Write out the listing, please, but only from its first line through the line containing "W, H = 400, 264", exactly as given and without pictures.

▬▬▬▬▬▬▬▬▬▬

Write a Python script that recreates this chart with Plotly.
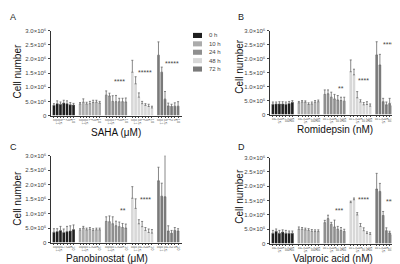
import plotly.graph_objects as go

W, H = 400, 264

times = ["0 h", "10 h", "24 h", "48 h", "72 h"]
colors = ["#1f1f1f", "#ababab", "#8f8f8f", "#d8d8d8", "#7a7a7a"]
panel_letters = ["A", "B", "C", "D"]
x_titles = ["SAHA (μM)", "Romidepsin (nM)", "Panobinostat (μM)", "Valproic acid (nM)"]
conc_labels = [
    ["0", "0.1", "0.5", "1", "2", "5", "10"],
    ["0", "1", "2.5", "5", "10", "25", "50"],
    ["0", "0.1", "0.5", "1", "2", "5", "10"],
    ["0", "1", "2.5", "5", "10", "25", "50"],
]
y_tickvals = [0, 0.5, 1.0, 1.5, 2.0, 2.5, 3.0]
y_ticktext = ["0", "5.0×10⁵", "1.0×10⁶", "1.5×10⁶", "2.0×10⁶", "2.5×10⁶", "3.0×10⁶"]

# Cell number (x10^6) per panel -> per time point -> per concentration
A_mean = [
    [0.36, 0.42, 0.40, 0.44, 0.42, 0.38, 0.37],
    [0.41, 0.47, 0.41, 0.42, 0.46, 0.47, 0.44],
    [0.72, 0.69, 0.50, 0.49, 0.49, 0.49, 0.48],
    [1.53, 1.12, 0.65, 0.42, 0.36, 0.32, 0.27],
    [2.13, 1.53, 0.58, 0.34, 0.32, 0.33, 0.33],
]
A_err = [
    [0.06, 0.10, 0.08, 0.10, 0.10, 0.08, 0.06],
    [0.05, 0.12, 0.06, 0.08, 0.08, 0.07, 0.06],
    [0.15, 0.10, 0.20, 0.22, 0.12, 0.12, 0.14],
    [0.42, 0.25, 0.15, 0.08, 0.06, 0.08, 0.06],
    [0.47, 0.18, 0.27, 0.10, 0.08, 0.12, 0.16],
]
B_mean = [
    [0.37, 0.38, 0.38, 0.38, 0.37, 0.40, 0.44],
    [0.42, 0.45, 0.44, 0.36, 0.38, 0.44, 0.46],
    [0.72, 0.74, 0.62, 0.56, 0.52, 0.50, 0.48],
    [1.53, 1.42, 0.60, 0.45, 0.35, 0.36, 0.30],
    [2.13, 1.77, 0.46, 0.35, 0.40, 0.32, 0.30],
]
B_err = [
    [0.08, 0.07, 0.08, 0.08, 0.08, 0.07, 0.06],
    [0.05, 0.05, 0.05, 0.06, 0.07, 0.06, 0.06],
    [0.16, 0.14, 0.18, 0.16, 0.16, 0.12, 0.14],
    [0.42, 0.20, 0.22, 0.08, 0.08, 0.10, 0.08],
    [0.47, 0.38, 0.12, 0.10, 0.18, 0.10, 0.08],
]
C_mean = [
    [0.36, 0.38, 0.42, 0.35, 0.38, 0.40, 0.45],
    [0.43, 0.50, 0.44, 0.46, 0.42, 0.44, 0.44],
    [0.73, 0.72, 0.65, 0.58, 0.55, 0.52, 0.50],
    [1.53, 1.18, 0.65, 0.55, 0.42, 0.35, 0.33],
    [2.13, 1.60, 1.58, 0.40, 0.32, 0.42, 0.40],
]
C_err = [
    [0.12, 0.10, 0.14, 0.12, 0.18, 0.18, 0.16],
    [0.05, 0.06, 0.06, 0.06, 0.06, 0.06, 0.06],
    [0.16, 0.20, 0.24, 0.16, 0.16, 0.14, 0.14],
    [0.40, 0.33, 0.14, 0.18, 0.10, 0.12, 0.12],
    [0.47, 0.45, 1.42, 0.18, 0.10, 0.10, 0.08],
]
D_mean = [
    [0.36, 0.43, 0.36, 0.40, 0.36, 0.36, 0.36],
    [0.50, 0.50, 0.48, 0.46, 0.43, 0.42, 0.42],
    [0.73, 0.87, 0.67, 0.58, 0.50, 0.46, 0.42],
    [1.43, 1.53, 1.00, 0.60, 0.45, 0.35, 0.32],
    [1.90, 1.82, 0.98, 0.45, 0.37, 0.31, 0.30],
]
D_err = [
    [0.10, 0.08, 0.10, 0.08, 0.10, 0.08, 0.08],
    [0.08, 0.06, 0.06, 0.06, 0.06, 0.06, 0.06],
    [0.08, 0.12, 0.07, 0.24, 0.10, 0.10, 0.08],
    [0.05, 0.06, 0.08, 0.10, 0.10, 0.06, 0.06],
    [0.55, 0.28, 0.14, 0.10, 0.06, 0.04, 0.04],
]
means = [A_mean, B_mean, C_mean, D_mean]
errs = [A_err, B_err, C_err, D_err]

# significance stars: (time index, first bar, last bar, height x10^6, text)
stars = [
    [(2, 2, 6, 1.20, "****"), (3, 2, 6, 1.52, "*****"), (4, 2, 6, 1.85, "*****")],
    [(2, 4, 6, 0.94, "**"), (3, 2, 6, 1.20, "****"), (4, 2, 6, 2.50, "*****")],
    [(2, 4, 6, 1.12, "**"), (3, 2, 6, 1.48, "****"), (4, 2, 6, 3.02, "*****")],
    [(2, 3, 6, 1.14, "***"), (3, 2, 6, 1.54, "****"), (4, 3, 6, 1.46, "****")],
]

# layout in pixels: (left, right, top, bottom) of plot areas
areas = [(43, 174, 20, 107), (262, 392, 20, 106), (43, 174, 148, 237), (262, 392, 150, 238)]
ytitle_pos = [(10, 62), (232, 56), (10, 192), (232, 189)]
xtitle_pos = [(108, 124), (327, 121), (99, 253), (325, 253)]
letter_pos = [(5, 6), (233, 6), (5, 139), (233, 139)]

NC = 7
GAP = 1
def xpos(g, i):
    return g * (NC + GAP) + i

fig = go.Figure()
layout = dict(width=W, height=H, margin=dict(l=0, r=0, t=0, b=0),
              paper_bgcolor="white", plot_bgcolor="white", showlegend=False,
              font=dict(family="Liberation Sans, Arial", color="#333"))
annotations = []
shapes = []
BAR_W = 0.8

for p in range(4):
    sfx = "" if p == 0 else str(p + 1)
    xa, ya = "x" + sfx, "y" + sfx
    for g, t in enumerate(times):
        xs = [xpos(g, i) for i in range(NC)]
        fig.add_trace(go.Bar(
            x=xs, y=means[p][g], name=t, width=BAR_W,
            marker=dict(color=colors[g], line=dict(width=0)),
            error_y=dict(type="data", symmetric=False, array=errs[p][g],
                         arrayminus=[0] * NC, color="#6a6a6a", thickness=0.8, width=1),
            xaxis=xa, yaxis=ya, showlegend=False))
    l, r, t_, b = areas[p]
    tickvals = [xpos(g, i) for g in range(5) for i in range(NC)]
    ticktext = [conc_labels[p][i] for g in range(5) for i in range(NC)]
    layout["xaxis" + sfx] = dict(
        domain=[l / W, r / W], anchor=ya, range=[-0.9, xpos(4, NC - 1) + 1.2],
        tickmode="array", tickvals=tickvals, ticktext=ticktext, tickangle=90,
        tickfont=dict(size=4, color="#555"), ticks="outside", ticklen=1.5,
        tickwidth=0.6, tickcolor="#444", showline=True, linecolor="#333",
        linewidth=1, showgrid=False, zeroline=False, fixedrange=True)
    layout["yaxis" + sfx] = dict(
        domain=[1 - b / H, 1 - t_ / H], anchor=xa, range=[0, 3.0],
        tickmode="array", tickvals=y_tickvals, ticktext=y_ticktext,
        tickfont=dict(size=6, color="#444"), ticks="outside", ticklen=2.5,
        tickwidth=0.8, tickcolor="#444", showline=True, linecolor="#333",
        linewidth=1, showgrid=False, zeroline=False, fixedrange=True)
    for (g, i0, i1, yv, txt) in stars[p]:
        annotations.append(dict(
            x=(xpos(g, i0) + xpos(g, i1)) / 2, y=yv, xref=xa, yref=ya,
            text=txt, showarrow=False, font=dict(size=7, color="#444"),
            xanchor="center", yanchor="middle"))
    tx, ty = ytitle_pos[p]
    annotations.append(dict(x=tx / W, y=1 - ty / H, xref="paper", yref="paper",
                            text="Cell number", textangle=-90, showarrow=False,
                            font=dict(size=10, color="#111"),
                            xanchor="center", yanchor="middle"))
    tx, ty = xtitle_pos[p]
    annotations.append(dict(x=tx / W, y=1 - ty / H, xref="paper", yref="paper",
                            text=x_titles[p], showarrow=False,
                            font=dict(size=10, color="#111"),
                            xanchor="center", yanchor="middle"))
    tx, ty = letter_pos[p]
    annotations.append(dict(x=tx / W, y=1 - ty / H, xref="paper", yref="paper",
                            text=panel_letters[p], showarrow=False,
                            font=dict(size=9, color="#222"),
                            xanchor="center", yanchor="middle"))

# manual legend
LX0, LX1, LY0, LDY = 185, 194, 25, 8.6
for k, t in enumerate(times):
    yc = LY0 + k * LDY
    shapes.append(dict(type="rect", xref="paper", yref="paper",
                       x0=LX0 / W, x1=LX1 / W, y0=1 - (yc + 2.6) / H, y1=1 - (yc - 2.6) / H,
                       fillcolor=colors[k], line=dict(width=0)))
    annotations.append(dict(x=(LX1 + 5) / W, y=1 - yc / H, xref="paper", yref="paper",
                            text=t, showarrow=False, font=dict(size=6, color="#444"),
                            xanchor="left", yanchor="middle"))

layout["annotations"] = annotations
layout["shapes"] = shapes
fig.update_layout(**layout)
fig.write_html("out.html")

▬▬▬▬▬▬▬▬▬▬

THE COMPLETED TASK
Write a Python script that recreates this chart with Plotly.
import plotly.graph_objects as go

W, H = 400, 264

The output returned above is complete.